— To be done —
With the pictures left out, copy the listing below exactly.

— Information supplied —
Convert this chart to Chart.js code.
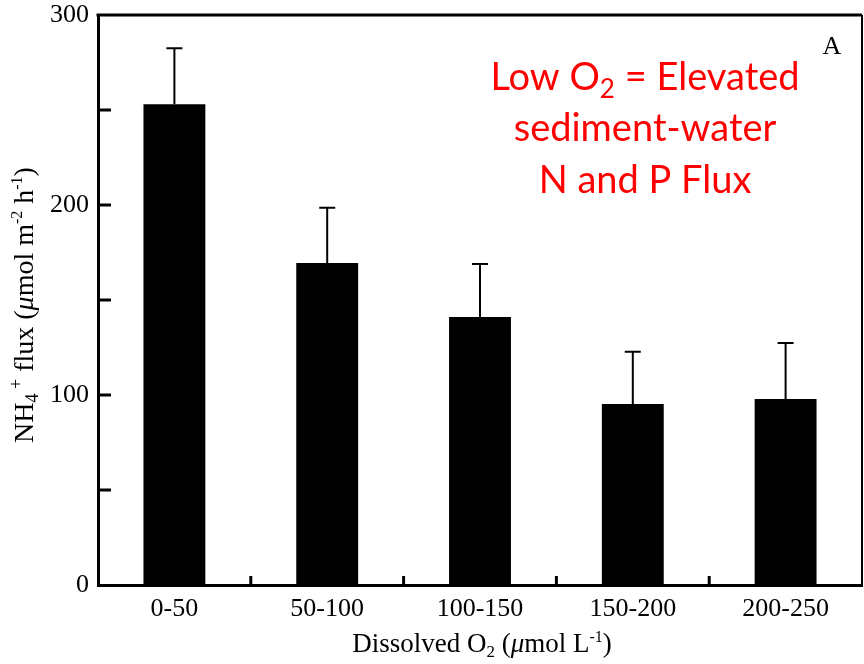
<!DOCTYPE html>
<html>
<head>
<meta charset="utf-8">
<script src="https://cdn.jsdelivr.net/npm/chart.js@4.4.0/dist/chart.umd.min.js"></script>
<style>
  html, body { margin: 0; padding: 0; background: #fff; }
  #wrap { width: 864px; height: 664px; }
</style>
</head>
<body>
<div id="wrap"><canvas id="barchart"></canvas></div>
<script>
// data
const categories = ['0-50', '50-100', '100-150', '150-200', '200-250'];
const fluxValues = [253, 169.5, 141, 95.3, 97.9];
const fluxErrors = [29.5, 29, 28, 27.5, 29.5];
const yTickLabels = [0, 100, 200, 300];
const noteLines = ['Low O', 'sediment-water', 'N and P Flux'];

const serif = "'Liberation Serif', 'DejaVu Serif', serif";

// pieces of the axis titles: text, size, shift (up is negative), italic
const xTitleRuns = [
    ['Dissolved O', 27, 0], ['2', 17, 5], [' (', 27, 0], ['\u03bc', 27, 0, true],
    ['mol L', 27, 0], ['-1', 16, -10], [')', 27, 0]
];
const yTitleRuns = [
    ['NH', 28, 0], ['4', 18, 5], [' +', 18, -11], [' flux (', 28, 0], ['\u03bc', 28, 0, true],
    ['mol m', 28, 0], ['-2', 16, -11], [' h', 28, 0], ['-1', 16, -11], [')', 28, 0]
];

function runFont(r) {
    return (r[3] ? 'italic ' : '') + r[1] + 'px ' + serif;
}

function drawRuns(ctx, runs, cx, cy) {
    let total = 0;
    runs.forEach((r) => { ctx.font = runFont(r); total += ctx.measureText(r[0]).width; });
    let pos = cx - total / 2;
    ctx.textAlign = 'left';
    ctx.textBaseline = 'alphabetic';
    runs.forEach((r) => {
        ctx.font = runFont(r);
        ctx.fillText(r[0], pos, cy + r[2]);
        pos += ctx.measureText(r[0]).width;
    });
}

// error bars, inner tick marks, frame, titles and the red note
const extras = {
    id: 'extras',
    afterDatasetsDraw(chart) {
        const ctx = chart.ctx;
        const x = chart.scales.x;
        const y = chart.scales.y;
        const area = chart.chartArea;
        ctx.save();

        // error bars (upper only)
        ctx.strokeStyle = '#000';
        ctx.lineWidth = 2;
        fluxValues.forEach((v, i) => {
            const px = x.getPixelForValue(i);
            const top = y.getPixelForValue(v + fluxErrors[i]);
            const base = y.getPixelForValue(v);
            ctx.beginPath();
            ctx.moveTo(px, base);
            ctx.lineTo(px, top);
            ctx.moveTo(px - 8, top);
            ctx.lineTo(px + 8, top);
            ctx.stroke();
        });

        // y tick marks pointing inward
        ctx.lineWidth = 3;
        y.ticks.forEach((t) => {
            if (t.value == 0 || t.value == 300) return;
            const py = y.getPixelForValue(t.value);
            ctx.beginPath();
            ctx.moveTo(area.left, py);
            ctx.lineTo(area.left + 13, py);
            ctx.stroke();
        });

        // x tick marks between categories
        for (let i = 0; i < categories.length - 1; i++) {
            const px = (x.getPixelForValue(i) + x.getPixelForValue(i + 1)) / 2;
            ctx.beginPath();
            ctx.moveTo(px, area.bottom);
            ctx.lineTo(px, area.bottom - 9);
            ctx.stroke();
        }

        // top and right border
        ctx.beginPath();
        ctx.moveTo(area.left - 1.5, area.top);
        ctx.lineTo(area.right, area.top);
        ctx.stroke();
        ctx.lineWidth = 2;
        ctx.beginPath();
        ctx.moveTo(area.right, area.top);
        ctx.lineTo(area.right, area.bottom);
        ctx.stroke();

        // axis titles
        ctx.fillStyle = '#000';
        drawRuns(ctx, xTitleRuns, 482, 652);
        ctx.save();
        ctx.translate(33, 305);
        ctx.rotate(-Math.PI / 2);
        drawRuns(ctx, yTitleRuns, 0, 0);
        ctx.restore();

        // panel letter
        ctx.font = '26px ' + serif;
        ctx.textAlign = 'center';
        ctx.textBaseline = 'middle';
        ctx.fillText('A', 832, 47);

        // red note
        ctx.fillStyle = '#ff0000';
        const big = '38px Lato, "Open Sans", sans-serif';
        const small = '26px Lato, "Open Sans", sans-serif';
        ctx.font = big;
        ctx.textBaseline = 'alphabetic';
        const cx = 645;
        const b = ' = Elevated';
        const wa = ctx.measureText(noteLines[0]).width;
        const wb = ctx.measureText(b).width;
        ctx.font = small;
        const ws = ctx.measureText('2').width;
        const start = cx - (wa + ws + wb) / 2;
        ctx.font = big;
        ctx.textAlign = 'left';
        ctx.fillText(noteLines[0], start, 90);
        ctx.fillText(b, start + wa + ws, 90);
        ctx.font = small;
        ctx.fillText('2', start + wa, 98);
        ctx.font = big;
        ctx.textAlign = 'center';
        ctx.fillText(noteLines[1], cx, 141);
        ctx.fillText(noteLines[2], cx, 193);

        ctx.restore();
    }
};

new Chart(document.getElementById('barchart'), {
    type: 'bar',
    data: {
        labels: categories,
        datasets: [{
            data: fluxValues,
            backgroundColor: '#000',
            borderWidth: 0,
            barPercentage: 0.405,
            categoryPercentage: 1
        }]
    },
    options: {
        responsive: true,
        maintainAspectRatio: false,
        animation: false,
        layout: { padding: { top: 15, right: 2, bottom: 0, left: 0 } },
        plugins: {
            legend: { display: false },
            tooltip: { enabled: false }
        },
        scales: {
            x: {
                grid: { display: false, drawTicks: false },
                border: { display: true, color: '#000', width: 3 },
                ticks: { color: '#000', font: { family: serif, size: 26 }, padding: 9, maxRotation: 0 },
                afterFit: (scale) => { scale.height = 79; scale.paddingLeft = 0; scale.paddingRight = 0; }
            },
            y: {
                min: 0,
                max: 300,
                grid: { display: false, drawTicks: false },
                border: { display: true, color: '#000', width: 3 },
                ticks: {
                    stepSize: 50,
                    color: '#000',
                    font: { family: serif, size: 26 },
                    padding: 9,
                    callback: (v) => yTickLabels.includes(v) ? String(v) : ''
                },
                afterFit: (scale) => { scale.width = 98; scale.paddingTop = 0; scale.paddingBottom = 0; }
            }
        }
    },
    plugins: [extras]
});
</script>
</body>
</html>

— Exercise answer —
Convert this chart to Chart.js code.
<!DOCTYPE html>
<html>
<head>
<meta charset="utf-8">
<script src="https://cdn.jsdelivr.net/npm/chart.js@4.4.0/dist/chart.umd.min.js"></script>
<style>
  html, body { margin: 0; padding: 0; background: #fff; }
  #wrap { width: 864px; height: 664px; }
</style>
</head>
<body>
<div id="wrap"><canvas id="barchart"></canvas></div>
<script>
// data
const categories = ['0-50', '50-100', '100-150', '150-200', '200-250'];
const fluxValues = [253, 169.5, 141, 95.3, 97.9];
const fluxErrors = [29.5, 29, 28, 27.5, 29.5];
const yTickLabels = [0, 100, 200, 300];
const noteLines = ['Low O', 'sediment-water', 'N and P Flux'];

const serif = "'Liberation Serif', 'DejaVu Serif', serif";

// pieces of the axis titles: text, size, shift (up is negative), italic
const xTitleRuns = [
    ['Dissolved O', 27, 0], ['2', 17, 5], [' (', 27, 0], ['\u03bc', 27, 0, true],
    ['mol L', 27, 0], ['-1', 16, -10], [')', 27, 0]
];
const yTitleRuns = [
    ['NH', 28, 0], ['4', 18, 5], [' +', 18, -11], [' flux (', 28, 0], ['\u03bc', 28, 0, true],
    ['mol m', 28, 0], ['-2', 16, -11], [' h', 28, 0], ['-1', 16, -11], [')', 28, 0]
];

function runFont(r) {
    return (r[3] ? 'italic ' : '') + r[1] + 'px ' + serif;
}

function drawRuns(ctx, runs, cx, cy) {
    let total = 0;
    runs.forEach((r) => { ctx.font = runFont(r); total += ctx.measureText(r[0]).width; });
    let pos = cx - total / 2;
    ctx.textAlign = 'left';
    ctx.textBaseline = 'alphabetic';
    runs.forEach((r) => {
        ctx.font = runFont(r);
        ctx.fillText(r[0], pos, cy + r[2]);
        pos += ctx.measureText(r[0]).width;
    });
}

// error bars, inner tick marks, frame, titles and the red note
const extras = {
    id: 'extras',
    afterDatasetsDraw(chart) {
        const ctx = chart.ctx;
        const x = chart.scales.x;
        const y = chart.scales.y;
        const area = chart.chartArea;
        ctx.save();

        // error bars (upper only)
        ctx.strokeStyle = '#000';
        ctx.lineWidth = 2;
        fluxValues.forEach((v, i) => {
            const px = x.getPixelForValue(i);
            const top = y.getPixelForValue(v + fluxErrors[i]);
            const base = y.getPixelForValue(v);
            ctx.beginPath();
            ctx.moveTo(px, base);
            ctx.lineTo(px, top);
            ctx.moveTo(px - 8, top);
            ctx.lineTo(px + 8, top);
            ctx.stroke();
        });

        // y tick marks pointing inward
        ctx.lineWidth = 3;
        y.ticks.forEach((t) => {
            if (t.value == 0 || t.value == 300) return;
            const py = y.getPixelForValue(t.value);
            ctx.beginPath();
            ctx.moveTo(area.left, py);
            ctx.lineTo(area.left + 13, py);
            ctx.stroke();
        });

        // x tick marks between categories
        for (let i = 0; i < categories.length - 1; i++) {
            const px = (x.getPixelForValue(i) + x.getPixelForValue(i + 1)) / 2;
            ctx.beginPath();
            ctx.moveTo(px, area.bottom);
            ctx.lineTo(px, area.bottom - 9);
            ctx.stroke();
        }

        // top and right border
        ctx.beginPath();
        ctx.moveTo(area.left - 1.5, area.top);
        ctx.lineTo(area.right, area.top);
        ctx.stroke();
        ctx.lineWidth = 2;
        ctx.beginPath();
        ctx.moveTo(area.right, area.top);
        ctx.lineTo(area.right, area.bottom);
        ctx.stroke();

        // axis titles
        ctx.fillStyle = '#000';
        drawRuns(ctx, xTitleRuns, 482, 652);
        ctx.save();
        ctx.translate(33, 305);
        ctx.rotate(-Math.PI / 2);
        drawRuns(ctx, yTitleRuns, 0, 0);
        ctx.restore();

        // panel letter
        ctx.font = '26px ' + serif;
        ctx.textAlign = 'center';
        ctx.textBaseline = 'middle';
        ctx.fillText('A', 832, 47);

        // red note
        ctx.fillStyle = '#ff0000';
        const big = '38px Lato, "Open Sans", sans-serif';
        const small = '26px Lato, "Open Sans", sans-serif';
        ctx.font = big;
        ctx.textBaseline = 'alphabetic';
        const cx = 645;
        const b = ' = Elevated';
        const wa = ctx.measureText(noteLines[0]).width;
        const wb = ctx.measureText(b).width;
        ctx.font = small;
        const ws = ctx.measureText('2').width;
        const start = cx - (wa + ws + wb) / 2;
        ctx.font = big;
        ctx.textAlign = 'left';
        ctx.fillText(noteLines[0], start, 90);
        ctx.fillText(b, start + wa + ws, 90);
        ctx.font = small;
        ctx.fillText('2', start + wa, 98);
        ctx.font = big;
        ctx.textAlign = 'center';
        ctx.fillText(noteLines[1], cx, 141);
        ctx.fillText(noteLines[2], cx, 193);

        ctx.restore();
    }
};

new Chart(document.getElementById('barchart'), {
    type: 'bar',
    data: {
        labels: categories,
        datasets: [{
            data: fluxValues,
            backgroundColor: '#000',
            borderWidth: 0,
            barPercentage: 0.405,
            categoryPercentage: 1
        }]
    },
    options: {
        responsive: true,
        maintainAspectRatio: false,
        animation: false,
        layout: { padding: { top: 15, right: 2, bottom: 0, left: 0 } },
        plugins: {
            legend: { display: false },
            tooltip: { enabled: false }
        },
        scales: {
            x: {
                grid: { display: false, drawTicks: false },
                border: { display: true, color: '#000', width: 3 },
                ticks: { color: '#000', font: { family: serif, size: 26 }, padding: 9, maxRotation: 0 },
                afterFit: (scale) => { scale.height = 79; scale.paddingLeft = 0; scale.paddingRight = 0; }
            },
            y: {
                min: 0,
                max: 300,
                grid: { display: false, drawTicks: false },
                border: { display: true, color: '#000', width: 3 },
                ticks: {
                    stepSize: 50,
                    color: '#000',
                    font: { family: serif, size: 26 },
                    padding: 9,
                    callback: (v) => yTickLabels.includes(v) ? String(v) : ''
                },
                afterFit: (scale) => { scale.width = 98; scale.paddingTop = 0; scale.paddingBottom = 0; }
            }
        }
    },
    plugins: [extras]
});
</script>
</body>
</html>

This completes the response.